Objective: Exactly the lines from the start of the data below through the line that contains "120.4, 120.7, 121];" are to be copied, with pictures left out.

Dataset section:
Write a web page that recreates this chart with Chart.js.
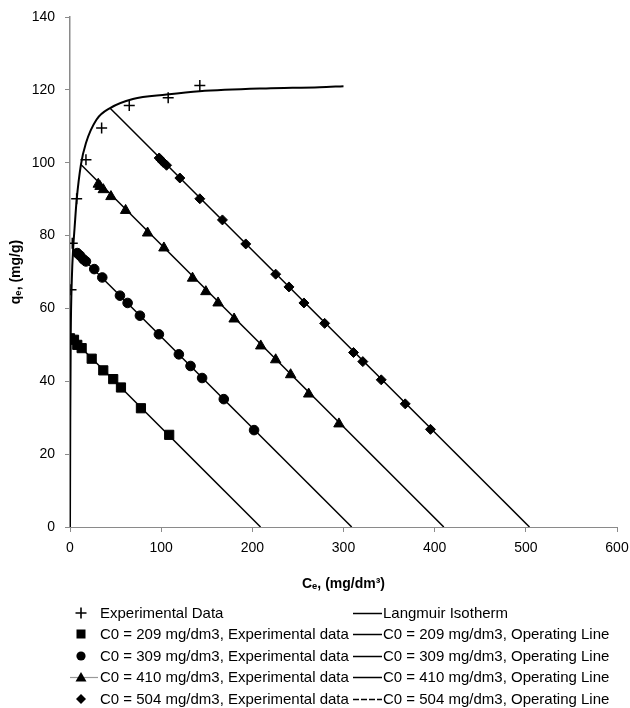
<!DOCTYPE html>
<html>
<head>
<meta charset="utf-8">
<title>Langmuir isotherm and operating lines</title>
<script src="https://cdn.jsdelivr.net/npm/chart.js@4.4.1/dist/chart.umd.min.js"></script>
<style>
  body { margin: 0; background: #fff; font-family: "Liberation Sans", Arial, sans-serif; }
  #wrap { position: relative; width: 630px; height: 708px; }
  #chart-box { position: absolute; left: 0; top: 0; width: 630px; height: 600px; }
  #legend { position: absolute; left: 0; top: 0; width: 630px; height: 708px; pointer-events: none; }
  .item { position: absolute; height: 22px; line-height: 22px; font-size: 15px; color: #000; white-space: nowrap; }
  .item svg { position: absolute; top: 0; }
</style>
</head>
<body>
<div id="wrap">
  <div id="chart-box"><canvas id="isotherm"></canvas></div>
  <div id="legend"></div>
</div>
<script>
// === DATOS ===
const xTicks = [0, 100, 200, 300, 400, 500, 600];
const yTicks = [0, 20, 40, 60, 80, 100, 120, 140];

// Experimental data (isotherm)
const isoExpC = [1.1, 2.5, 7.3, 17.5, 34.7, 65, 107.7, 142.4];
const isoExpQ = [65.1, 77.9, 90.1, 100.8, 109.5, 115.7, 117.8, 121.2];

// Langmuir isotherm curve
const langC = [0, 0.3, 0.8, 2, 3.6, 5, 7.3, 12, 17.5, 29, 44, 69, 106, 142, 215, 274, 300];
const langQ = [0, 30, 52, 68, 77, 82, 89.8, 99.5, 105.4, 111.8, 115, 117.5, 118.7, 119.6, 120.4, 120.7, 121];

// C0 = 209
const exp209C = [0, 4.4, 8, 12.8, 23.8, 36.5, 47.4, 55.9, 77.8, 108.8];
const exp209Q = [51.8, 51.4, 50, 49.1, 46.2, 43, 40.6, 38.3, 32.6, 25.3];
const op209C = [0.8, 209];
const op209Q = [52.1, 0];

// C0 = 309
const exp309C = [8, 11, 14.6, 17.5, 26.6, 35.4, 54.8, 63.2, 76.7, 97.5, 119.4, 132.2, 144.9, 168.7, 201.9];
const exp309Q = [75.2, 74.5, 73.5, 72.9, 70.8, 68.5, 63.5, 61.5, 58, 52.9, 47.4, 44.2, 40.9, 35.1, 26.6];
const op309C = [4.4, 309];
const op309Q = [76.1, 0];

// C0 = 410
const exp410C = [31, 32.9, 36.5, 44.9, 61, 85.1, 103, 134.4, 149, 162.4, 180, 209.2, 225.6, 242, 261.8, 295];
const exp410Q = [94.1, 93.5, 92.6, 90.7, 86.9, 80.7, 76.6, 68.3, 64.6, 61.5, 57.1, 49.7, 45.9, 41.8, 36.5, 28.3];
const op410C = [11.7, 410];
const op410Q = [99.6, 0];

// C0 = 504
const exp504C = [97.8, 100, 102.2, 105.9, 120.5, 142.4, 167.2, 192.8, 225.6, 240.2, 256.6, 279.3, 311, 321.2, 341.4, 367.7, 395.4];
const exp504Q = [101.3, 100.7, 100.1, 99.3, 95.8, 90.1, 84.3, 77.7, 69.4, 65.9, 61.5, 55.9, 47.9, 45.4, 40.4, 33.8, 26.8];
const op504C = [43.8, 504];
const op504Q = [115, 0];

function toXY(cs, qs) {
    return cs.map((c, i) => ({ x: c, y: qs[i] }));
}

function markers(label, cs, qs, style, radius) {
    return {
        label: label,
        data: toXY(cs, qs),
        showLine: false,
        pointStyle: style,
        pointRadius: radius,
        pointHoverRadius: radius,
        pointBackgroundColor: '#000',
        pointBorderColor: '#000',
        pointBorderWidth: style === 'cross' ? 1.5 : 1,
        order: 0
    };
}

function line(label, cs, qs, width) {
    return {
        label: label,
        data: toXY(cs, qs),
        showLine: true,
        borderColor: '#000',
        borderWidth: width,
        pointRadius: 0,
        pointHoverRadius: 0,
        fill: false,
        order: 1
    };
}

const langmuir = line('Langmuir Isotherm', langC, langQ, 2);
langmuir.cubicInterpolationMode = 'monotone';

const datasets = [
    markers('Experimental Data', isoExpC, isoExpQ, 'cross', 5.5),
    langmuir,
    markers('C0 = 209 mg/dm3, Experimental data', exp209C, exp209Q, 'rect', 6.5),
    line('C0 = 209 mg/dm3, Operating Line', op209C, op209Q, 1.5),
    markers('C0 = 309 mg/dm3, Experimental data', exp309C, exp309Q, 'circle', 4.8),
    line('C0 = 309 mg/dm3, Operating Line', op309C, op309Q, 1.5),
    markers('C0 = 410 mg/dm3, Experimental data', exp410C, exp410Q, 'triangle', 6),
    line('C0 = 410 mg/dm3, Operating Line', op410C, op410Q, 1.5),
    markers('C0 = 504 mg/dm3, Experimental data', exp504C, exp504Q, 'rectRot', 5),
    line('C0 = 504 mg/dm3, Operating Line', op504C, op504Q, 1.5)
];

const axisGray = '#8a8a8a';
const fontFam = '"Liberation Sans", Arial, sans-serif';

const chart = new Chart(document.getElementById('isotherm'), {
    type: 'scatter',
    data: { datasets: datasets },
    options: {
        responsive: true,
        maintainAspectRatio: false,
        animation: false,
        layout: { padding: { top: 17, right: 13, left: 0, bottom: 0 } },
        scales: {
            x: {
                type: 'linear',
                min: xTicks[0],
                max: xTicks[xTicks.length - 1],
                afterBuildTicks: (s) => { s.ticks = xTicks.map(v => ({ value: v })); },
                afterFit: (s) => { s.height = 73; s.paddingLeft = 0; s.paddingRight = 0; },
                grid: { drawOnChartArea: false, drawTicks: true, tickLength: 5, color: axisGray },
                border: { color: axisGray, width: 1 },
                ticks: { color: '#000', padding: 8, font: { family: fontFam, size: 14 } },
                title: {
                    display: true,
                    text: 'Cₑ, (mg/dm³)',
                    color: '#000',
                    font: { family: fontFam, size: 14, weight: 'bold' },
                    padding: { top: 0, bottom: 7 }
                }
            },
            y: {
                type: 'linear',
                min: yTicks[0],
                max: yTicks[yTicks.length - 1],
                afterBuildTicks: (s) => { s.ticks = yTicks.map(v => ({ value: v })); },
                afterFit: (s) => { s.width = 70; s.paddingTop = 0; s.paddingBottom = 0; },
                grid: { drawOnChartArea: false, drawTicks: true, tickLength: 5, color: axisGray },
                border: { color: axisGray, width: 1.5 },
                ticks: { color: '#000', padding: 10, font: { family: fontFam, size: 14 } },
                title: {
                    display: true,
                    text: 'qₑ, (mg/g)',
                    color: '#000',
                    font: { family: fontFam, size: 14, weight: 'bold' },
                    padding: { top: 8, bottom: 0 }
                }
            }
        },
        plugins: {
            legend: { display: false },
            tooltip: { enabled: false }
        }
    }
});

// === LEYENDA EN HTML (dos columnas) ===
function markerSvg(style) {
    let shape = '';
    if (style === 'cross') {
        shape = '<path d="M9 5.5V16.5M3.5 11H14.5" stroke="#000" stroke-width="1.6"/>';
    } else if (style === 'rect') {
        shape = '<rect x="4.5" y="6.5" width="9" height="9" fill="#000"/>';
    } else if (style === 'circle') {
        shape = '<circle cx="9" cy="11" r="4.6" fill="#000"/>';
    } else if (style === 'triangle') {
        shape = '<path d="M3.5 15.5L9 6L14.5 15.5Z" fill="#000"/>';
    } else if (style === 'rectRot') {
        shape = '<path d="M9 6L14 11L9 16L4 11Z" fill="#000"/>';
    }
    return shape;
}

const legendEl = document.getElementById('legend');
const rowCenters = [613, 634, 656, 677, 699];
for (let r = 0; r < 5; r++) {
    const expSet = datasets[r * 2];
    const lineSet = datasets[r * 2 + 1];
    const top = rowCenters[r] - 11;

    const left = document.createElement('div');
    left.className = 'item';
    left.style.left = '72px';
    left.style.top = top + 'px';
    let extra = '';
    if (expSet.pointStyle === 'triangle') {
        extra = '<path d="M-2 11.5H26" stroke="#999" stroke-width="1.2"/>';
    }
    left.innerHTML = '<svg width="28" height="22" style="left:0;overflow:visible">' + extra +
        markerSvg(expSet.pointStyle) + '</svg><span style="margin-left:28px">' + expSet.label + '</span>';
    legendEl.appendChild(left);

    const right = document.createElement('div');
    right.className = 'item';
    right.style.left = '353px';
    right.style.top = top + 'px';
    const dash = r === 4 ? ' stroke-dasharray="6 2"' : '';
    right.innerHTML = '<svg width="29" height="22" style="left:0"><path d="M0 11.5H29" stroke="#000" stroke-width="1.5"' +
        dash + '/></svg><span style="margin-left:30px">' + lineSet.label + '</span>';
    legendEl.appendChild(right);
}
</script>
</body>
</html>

Written response:
Write a web page that recreates this chart with Chart.js.
<!DOCTYPE html>
<html>
<head>
<meta charset="utf-8">
<title>Langmuir isotherm and operating lines</title>
<script src="https://cdn.jsdelivr.net/npm/chart.js@4.4.1/dist/chart.umd.min.js"></script>
<style>
  body { margin: 0; background: #fff; font-family: "Liberation Sans", Arial, sans-serif; }
  #wrap { position: relative; width: 630px; height: 708px; }
  #chart-box { position: absolute; left: 0; top: 0; width: 630px; height: 600px; }
  #legend { position: absolute; left: 0; top: 0; width: 630px; height: 708px; pointer-events: none; }
  .item { position: absolute; height: 22px; line-height: 22px; font-size: 15px; color: #000; white-space: nowrap; }
  .item svg { position: absolute; top: 0; }
</style>
</head>
<body>
<div id="wrap">
  <div id="chart-box"><canvas id="isotherm"></canvas></div>
  <div id="legend"></div>
</div>
<script>
// === DATOS ===
const xTicks = [0, 100, 200, 300, 400, 500, 600];
const yTicks = [0, 20, 40, 60, 80, 100, 120, 140];

// Experimental data (isotherm)
const isoExpC = [1.1, 2.5, 7.3, 17.5, 34.7, 65, 107.7, 142.4];
const isoExpQ = [65.1, 77.9, 90.1, 100.8, 109.5, 115.7, 117.8, 121.2];

// Langmuir isotherm curve
const langC = [0, 0.3, 0.8, 2, 3.6, 5, 7.3, 12, 17.5, 29, 44, 69, 106, 142, 215, 274, 300];
const langQ = [0, 30, 52, 68, 77, 82, 89.8, 99.5, 105.4, 111.8, 115, 117.5, 118.7, 119.6, 120.4, 120.7, 121];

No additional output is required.